Grade 7: Space
By the end of the lesson, Grade 7 students can work confidently with space, understanding not just how but why.
Aligned to the Grade 7 maths curriculum. See the Common Core and Australian curriculum mappings.
Starter (do now)5 min
Warm up with a few quick space warm-ups on the board while the class settles, so every child starts thinking about the skill.
Teach it (I do)10 min
A transformation moves a point (or shape) to a new position while following a precise coordinate rule. This unit covers translating, reflecting and rotating a point on the Cartesian plane, each with its own predictable effect on the coordinates.
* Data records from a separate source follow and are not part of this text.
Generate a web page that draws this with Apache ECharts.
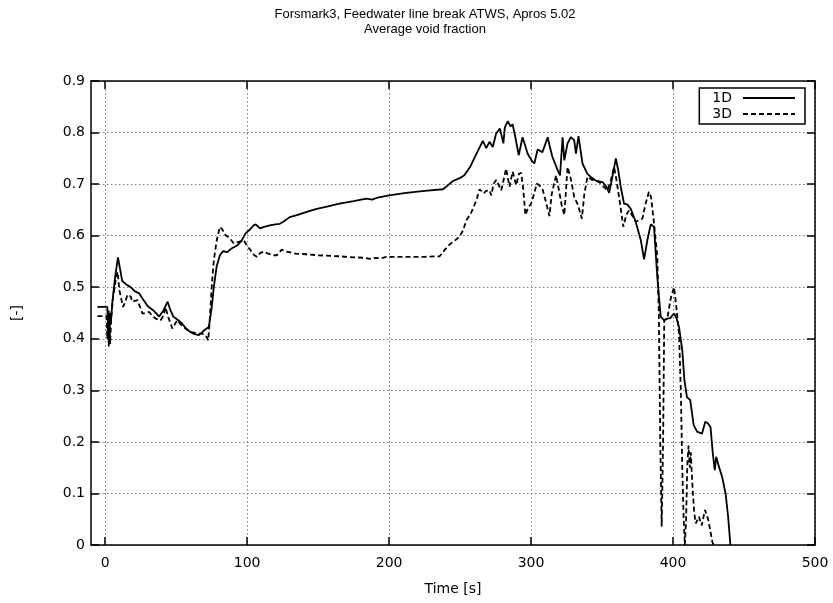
<!DOCTYPE html>
<html>
<head>
<meta charset="utf-8">
<script src="https://cdn.jsdelivr.net/npm/echarts@6/dist/echarts.min.js"></script>
<style>html,body{margin:0;padding:0;background:#fff}#c{width:833px;height:603px}</style>
</head>
<body>
<div id="c"></div>
<script>
// ---- data ----
const titleLines = ["Forsmark3, Feedwater line break ATWS, Apros 5.02", "Average void fraction"];
const seriesNames = ["1D", "3D"];
const xTicks = [0, 100, 200, 300, 400, 500];
const yTicks = [0, 0.1, 0.2, 0.3, 0.4, 0.5, 0.6, 0.7, 0.8, 0.9];

const time1D = [-5.5,1.5,2.0,2.5,3.0,3.5,4.0,5.0,7.0,9.0,10.5,12.0,15,18,21,24,27,30,34,38,41,44,46,48,51,54,57,60,63,66,68,70,73,75,76.5,78.5,80.8,83,86,89,93,96,99,102,104.5,106,109,112,116,120,123,126,130,135,142,149,157,165,175,184,188,192,200,212,225,238,241.5,245,250,253,257,261.4,266,268.4,270.7,273,275.4,278,280.5,281.5,283.6,285.5,287,289,291.3,294,297.6,300.5,302.3,304.6,308,311.7,313,315,318.7,320.4,322.2,323.4,325.7,328,330.4,331.6,333.4,336.2,339.7,342,345.6,350.3,353,355,357,359.7,361.5,363.2,365.5,368,370.2,373.7,377.3,379.6,381.9,384.3,386.6,388.9,391.3,393.6,396,398,400.7,402.5,404.2,406.5,408,409.8,412.1,414.5,416.9,420.4,422.7,424.5,426.4,428,429.4,430.4,432.3,434.6,437,438.8,440.4];
const void1D = [0.462,0.462,0.42,0.455,0.415,0.45,0.43,0.47,0.52,0.558,0.535,0.512,0.505,0.50,0.492,0.488,0.475,0.463,0.455,0.443,0.455,0.472,0.455,0.443,0.437,0.43,0.42,0.413,0.409,0.407,0.412,0.417,0.423,0.46,0.50,0.54,0.562,0.57,0.568,0.575,0.581,0.59,0.605,0.612,0.62,0.622,0.614,0.617,0.62,0.622,0.623,0.628,0.636,0.64,0.646,0.652,0.657,0.662,0.667,0.672,0.670,0.674,0.678,0.683,0.687,0.69,0.698,0.706,0.712,0.717,0.733,0.758,0.784,0.77,0.782,0.772,0.798,0.808,0.779,0.81,0.822,0.812,0.816,0.79,0.756,0.791,0.759,0.745,0.74,0.767,0.762,0.791,0.775,0.753,0.727,0.717,0.791,0.746,0.779,0.791,0.785,0.759,0.793,0.74,0.72,0.714,0.707,0.704,0.695,0.683,0.71,0.75,0.725,0.694,0.662,0.66,0.652,0.627,0.591,0.554,0.591,0.622,0.617,0.52,0.443,0.436,0.439,0.44,0.449,0.44,0.423,0.378,0.32,0.287,0.281,0.233,0.22,0.216,0.239,0.236,0.229,0.178,0.145,0.171,0.152,0.132,0.10,0.055,0];

const time3D = [-5.5,1.0,1.5,2.0,2.5,3.0,3.5,4.2,5.5,7.5,8.7,10,12.5,14,15.6,18,19,22.7,24.5,26.2,28.5,30.9,33,35.6,39.1,41,42.6,44,47.3,49,50.8,54,57.9,61,64.9,68,70.7,72.6,73.5,75,76.5,78.5,80.8,82.5,84.8,87,90.6,94,97.6,100,102.3,105,106.9,109,111.5,115,118,121,124.4,128,134,142,150,165,175,183,186.4,190,194,198,210,225,235.6,239,242.6,246,249.6,252,254.5,257.9,261.4,263.7,265,266.5,268.4,270.7,272,273.5,275.4,276.5,279,280,282.4,284.8,287,289.5,291.5,293,294.5,296,298,300,302,304,306,308,310.5,312.9,314.5,317.6,319.5,321.5,323.4,325.7,328,330.4,333,335.8,337.5,339.7,343,348,351,353.8,356,358.5,360,362,365,367,369,371.5,373.7,376,378.4,380.5,383,384.5,386.6,388.9,390,391,392,393,393.8,396,398.5,400.7,402,404.2,405.5,406.5,407.5,408.3,409.2,410,410.9,411.8,412.5,413.2,414,415,416,418.3,420.2,422.5,424.9,427.7,428.5];
const void3D = [0.444,0.444,0.40,0.44,0.385,0.43,0.39,0.44,0.48,0.515,0.53,0.494,0.462,0.47,0.485,0.482,0.472,0.475,0.462,0.449,0.45,0.452,0.445,0.439,0.436,0.445,0.461,0.445,0.42,0.428,0.436,0.425,0.417,0.413,0.41,0.41,0.407,0.397,0.43,0.50,0.552,0.59,0.617,0.612,0.601,0.597,0.585,0.588,0.591,0.58,0.572,0.562,0.559,0.566,0.569,0.565,0.562,0.562,0.573,0.569,0.565,0.564,0.562,0.56,0.558,0.557,0.555,0.557,0.556,0.559,0.559,0.559,0.56,0.572,0.583,0.59,0.598,0.61,0.63,0.645,0.668,0.69,0.693,0.682,0.687,0.688,0.678,0.7,0.708,0.711,0.688,0.70,0.73,0.695,0.724,0.698,0.72,0.722,0.69,0.64,0.655,0.662,0.68,0.701,0.697,0.691,0.665,0.638,0.68,0.717,0.69,0.66,0.64,0.733,0.71,0.675,0.66,0.633,0.68,0.714,0.708,0.704,0.695,0.688,0.705,0.733,0.71,0.675,0.617,0.64,0.649,0.638,0.627,0.63,0.633,0.66,0.685,0.675,0.624,0.559,0.45,0.2,0.036,0.2,0.436,0.44,0.48,0.50,0.47,0.41,0.3,0.15,0.05,0,0.05,0.15,0.193,0.15,0.18,0.139,0.10,0.061,0.042,0.055,0.038,0.068,0.048,0.006,0];

const xMin = -10, xMax = 500, yMin = 0, yMax = 0.9, yStep = 0.1;

// ---- chart ----
const zip = (t, v) => t.map((x, i) => [x, v[i]]);
const FONT = "Liberation Sans";
const AXFONT = "DejaVu Sans";
const gridLine = { show: true, lineStyle: { color: "#7a7a7a", width: 1, type: [1.5, 2.5] } };
const frame = { show: true, onZero: false, lineStyle: { color: "#000", width: 1.5 } };
const tick = (len) => ({ show: true, inside: true, length: len, lineStyle: { color: "#000", width: 1.5 } });

const chart = echarts.init(document.getElementById("c"), null, { renderer: "canvas" });
chart.setOption({
  animation: false,
  backgroundColor: "#fff",
  textStyle: { fontFamily: FONT },
  title: {
    text: titleLines.join("\n"),
    left: 420, top: 2, textAlign: "center",
    textStyle: { fontFamily: FONT, fontSize: 13, fontWeight: "normal", color: "#000", lineHeight: 15 }
  },
  legend: {
    data: seriesNames,
    orient: "vertical",
    right: 28, top: 88,
    align: "right",
    itemWidth: 52, itemHeight: 10, itemGap: 2,
    padding: [3, 9, 3, 13],
    borderColor: "#000", borderWidth: 1.5, borderRadius: 0,
    backgroundColor: "#fff",
    itemStyle: { opacity: 0 },
    textStyle: { fontFamily: AXFONT, fontSize: 14, color: "#000", padding: [0, 6, 0, 0] }
  },
  grid: { left: 91, right: 18, top: 81, bottom: 58, containLabel: false },
  xAxis: [
    {
      type: "value", min: xMin, max: xMax, position: "bottom",
      name: "Time [s]", nameLocation: "middle", nameGap: 37,
      nameTextStyle: { fontFamily: AXFONT, fontSize: 14, color: "#000" },
      axisLine: frame, axisTick: Object.assign(tick(8), { customValues: xTicks }),
      axisLabel: { customValues: xTicks, fontFamily: AXFONT, fontSize: 14, color: "#000", margin: 11 },
      splitLine: gridLine
    },
    {
      type: "value", min: xMin, max: xMax, position: "top",
      axisLine: frame, axisTick: Object.assign(tick(8), { customValues: xTicks }),
      axisLabel: { show: false }, splitLine: { show: false }
    }
  ],
  yAxis: [
    {
      type: "value", min: yMin, max: yMax, interval: yStep, position: "left",
      name: "[-]", nameLocation: "middle", nameGap: 67, nameRotate: 90,
      nameTextStyle: { fontFamily: AXFONT, fontSize: 14, color: "#000" },
      axisLine: frame, axisTick: tick(8),
      axisLabel: { fontFamily: AXFONT, fontSize: 14, color: "#000", margin: 6 },
      splitLine: gridLine
    },
    {
      type: "value", min: yMin, max: yMax, interval: yStep, position: "right",
      axisLine: frame, axisTick: tick(8),
      axisLabel: { show: false }, splitLine: { show: false }
    }
  ],
  series: [
    {
      name: seriesNames[0], type: "line", data: zip(time1D, void1D),
      xAxisIndex: 0, yAxisIndex: 0,
      symbol: "none", showSymbol: false, clip: true,
      lineStyle: { color: "#000", width: 1.8 }, itemStyle: { color: "#000" }, z: 3
    },
    {
      name: seriesNames[1], type: "line", data: zip(time3D, void3D),
      xAxisIndex: 0, yAxisIndex: 0,
      symbol: "none", showSymbol: false, clip: true,
      lineStyle: { color: "#000", width: 1.8, type: [5, 3] }, itemStyle: { color: "#000" }, z: 2
    }
  ]
});
</script>
</body>
</html>
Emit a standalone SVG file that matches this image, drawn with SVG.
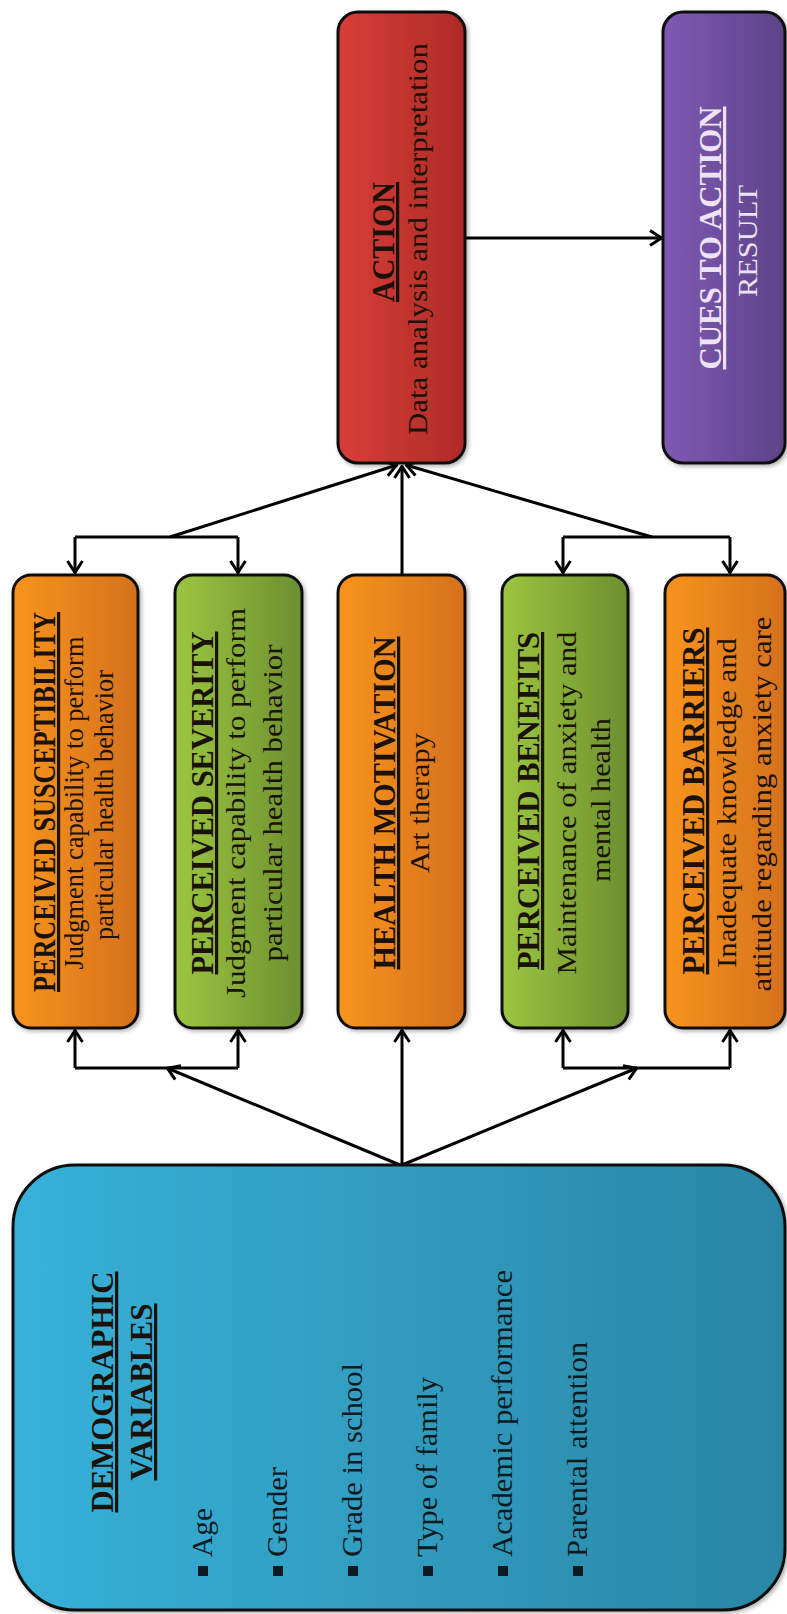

Model the method clearly, thinking aloud:
- Start with translation: add the shift directly to each coordinate, using a grid to see the movement visually.
- Introduce reflection across the x-axis and y-axis separately, showing which coordinate flips sign and which stays the same.
- Build up rotation from a physical or visual demonstration (turning a shape on paper) before giving the coordinate rules.
- Give each of the three 90-degree-multiple rotations (90, 180, 270) its own labelled rule, rather than expecting students to derive it each time.
- Practise applying a transformation to several points of a shape, not just one, to connect single-point rules to whole-shape movement.
Worked example
Work this through step by step on the board, then have the class talk you through a second one.
- Translate the point (2, -3) by (-5, 4)
- (2 + -5, -3 + 4) = (-3, 1)
Guided practice (we do)10 min
Do the first few questions of the practice worksheet together, one child explaining each step. Check for understanding before releasing the class to work alone.
Independent practice (you do)15 min
Students complete the practice worksheet independently while you circulate and support.
Misconceptions to watch
Circulate and look for these, they are the usual sticking points:
- Flipping the wrong coordinate's sign when reflecting (e.g. flipping x instead of y for a reflection across the x-axis).
- Using the wrong rotation rule, e.g. applying the 90-degree rule when a 180-degree rotation was asked for.
- Adding the shift to only one coordinate when translating, forgetting the other.
- Confusing anticlockwise and clockwise rotation direction when the two give different results.
Plenary (review)5 min
Pull the class back together. Ask one child to explain space in their own words, pose a single check question everyone answers on a mini whiteboard, and name what you will build on next lesson.
Assessment
Use the independent worksheet as the evidence. A child who can complete it accurately and explain one answer has met the objective; anyone who cannot needs the easier level and a short reteach next session.